We just posted an interesting commentary about sea levels and global warming by an American meteorologist with an interest in ancient city sites in Europe and Asia. Robert Endlich observes that declining global temperatures caused the polar ice cap to grow causing sea levels to fall –
“Those rising oceans created new ports for Greek and Roman naval and trade vessels. But today many of those structures and ruins are inland, out in the open, making them popular tourist destinations. How did that happen? The Little Ice Age once again turned substantial ocean water into ice, lowering sea levels, and leaving former ports stranded. Not enough ice has melted since 1850 to make them harbors again.
The ancient city of Ephesus was an important port city and commercial hub from the Bronze Age to the Minoan Warm period, and continuing through the Roman Empire. An historic map shows its location right on the sea. But today, in modern-day Turkey, Ephesus is 5 km from the Mediterranean. Some historians erroneously claim “river silting” caused the change, but the real “culprit” was sea level change.”

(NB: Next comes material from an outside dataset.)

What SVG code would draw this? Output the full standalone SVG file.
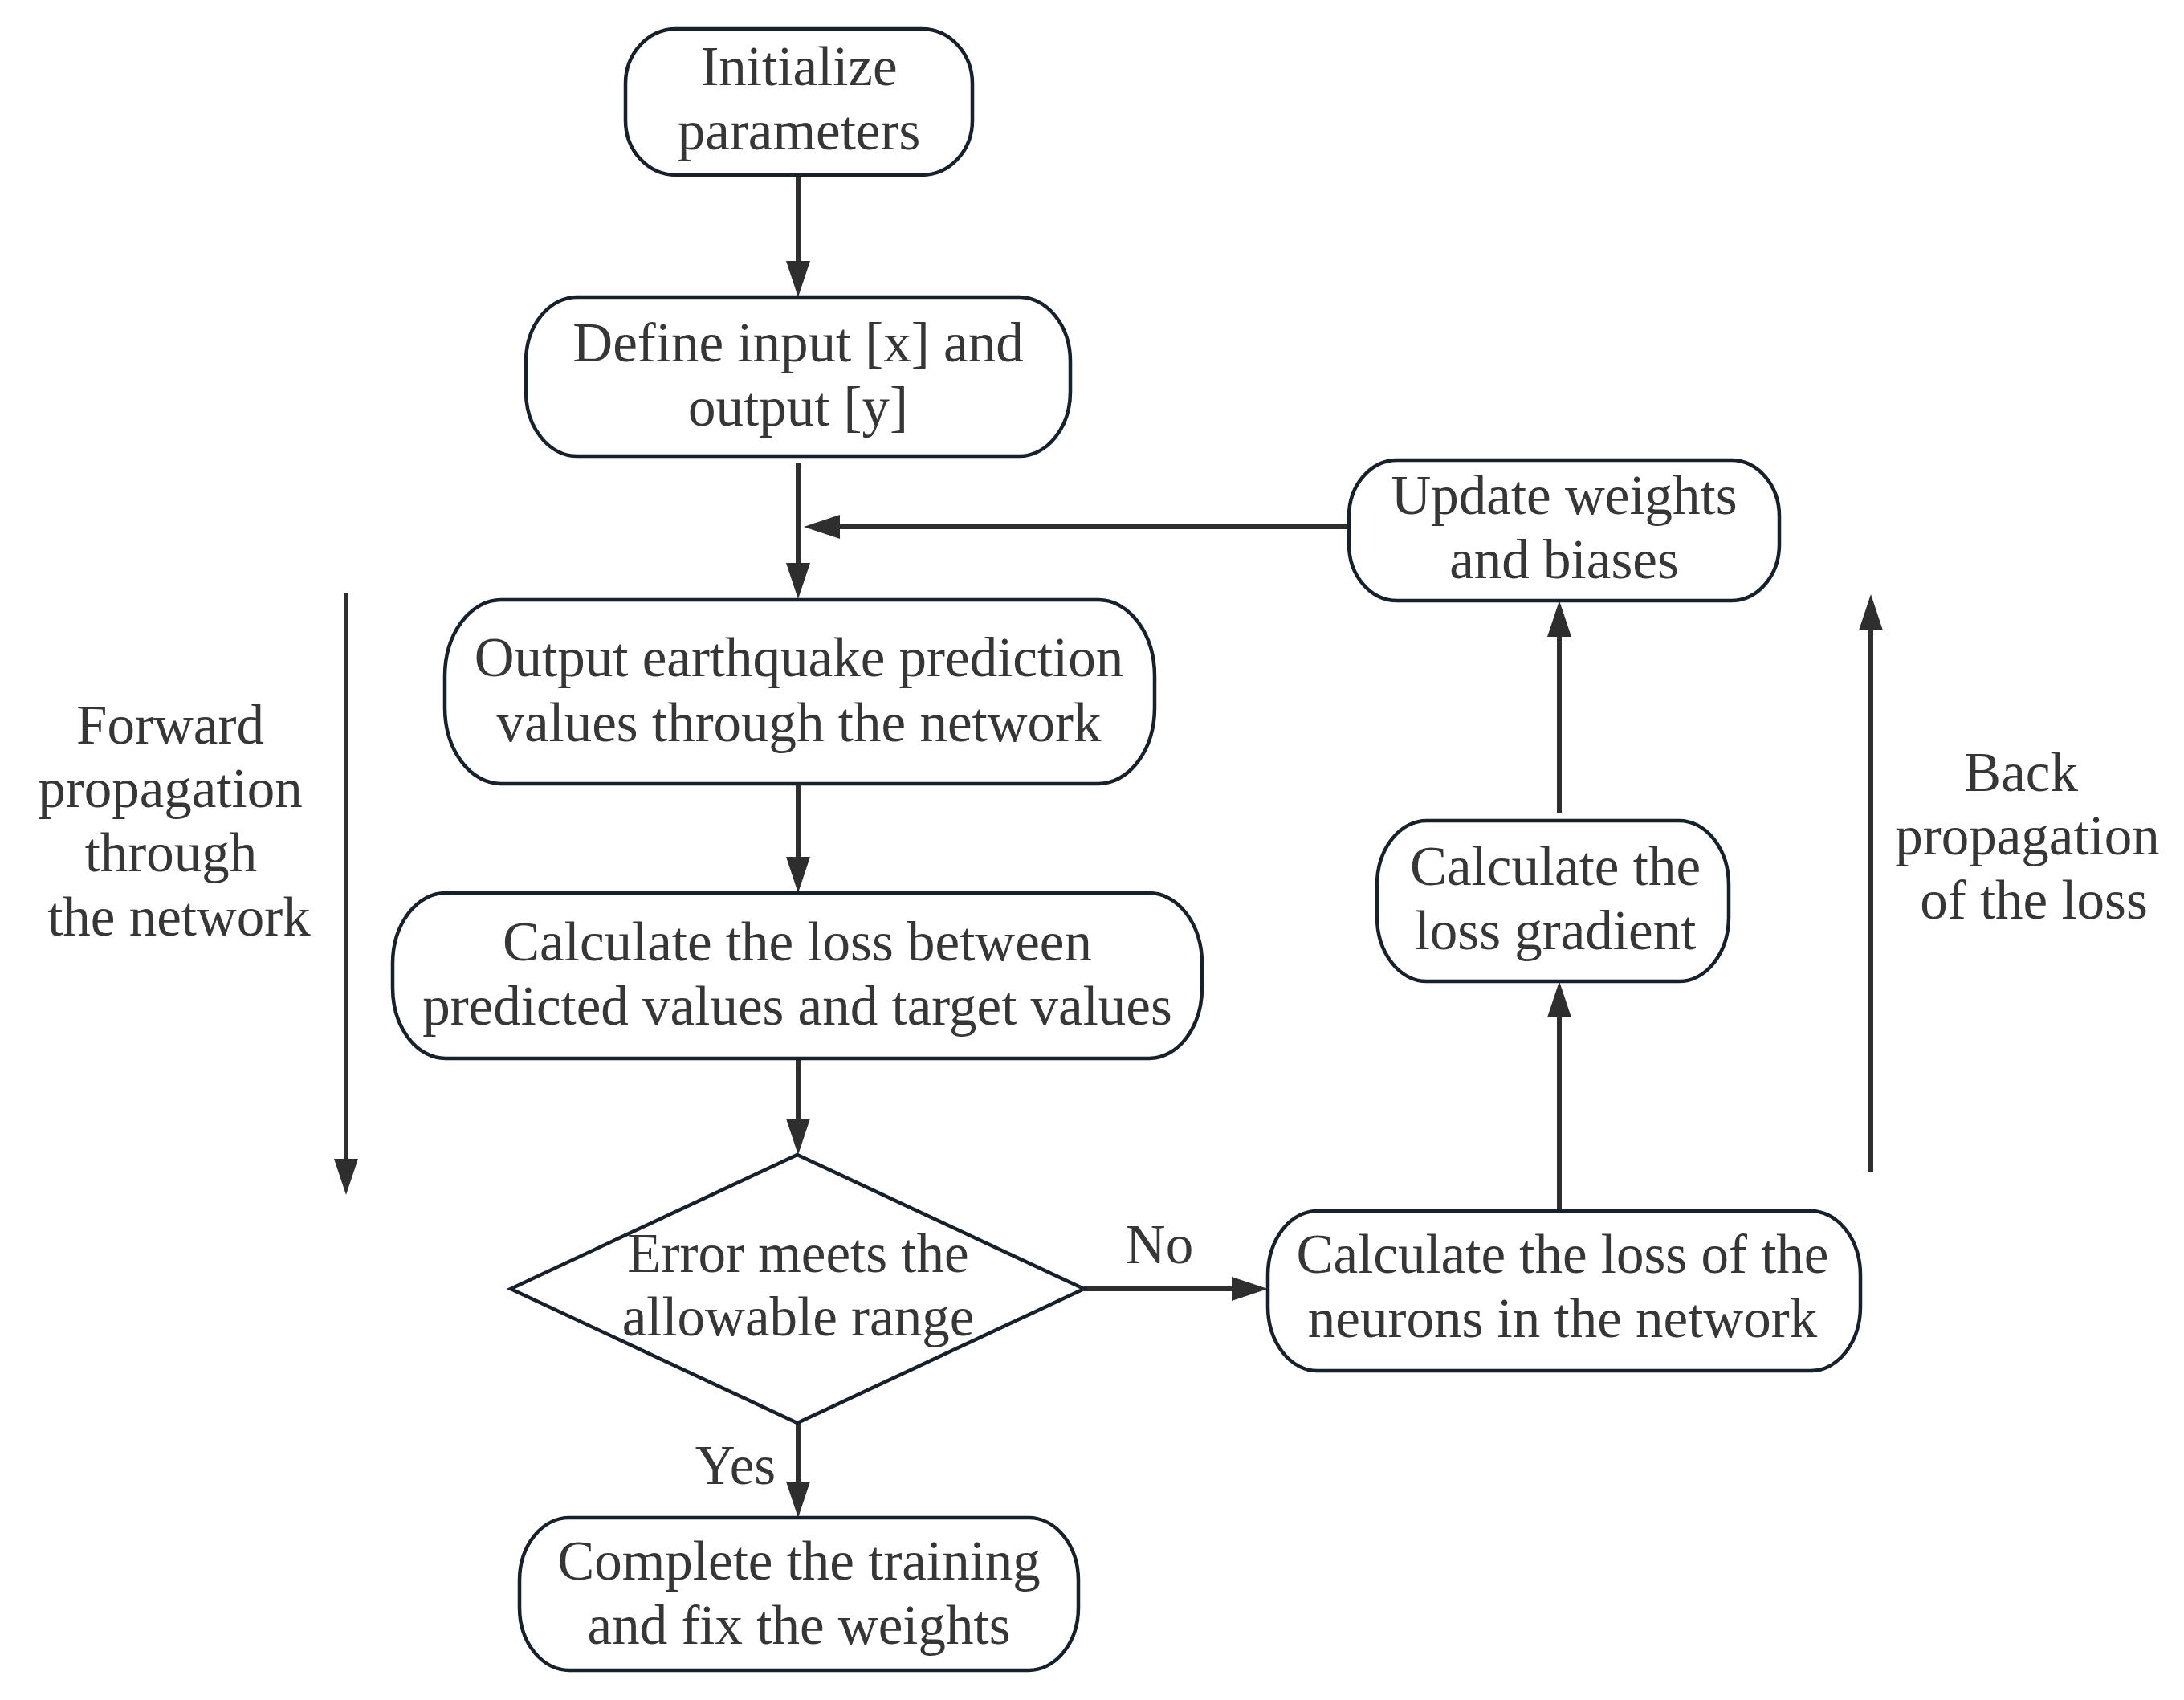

In 2011 I had the opportunity to travel to Turkey, where we visited Ephesus and other ancient, abandoned cities. Here is a picture where I am standing in the stadium that graced the ancient city of Miletus, a place many scholars describe to be the birthplace of philosophy. The site is thousands of years old and its hey day as a trading centre, it indeed was on the waterfront possessing a magnificent harbor. The local narrative, of course, blamed silting for the city’s eventual decline and abandonment.
The takeaway from the article is – Sea level is a dynamic property in our planet’s climate cycles, which are closely linked to changes in solar energy output and other natural factors. It is unlikely to change in response to tax policies that make energy more expensive and economies less robust – no matter what politicians in Washington, Brussels or the United Nations might say.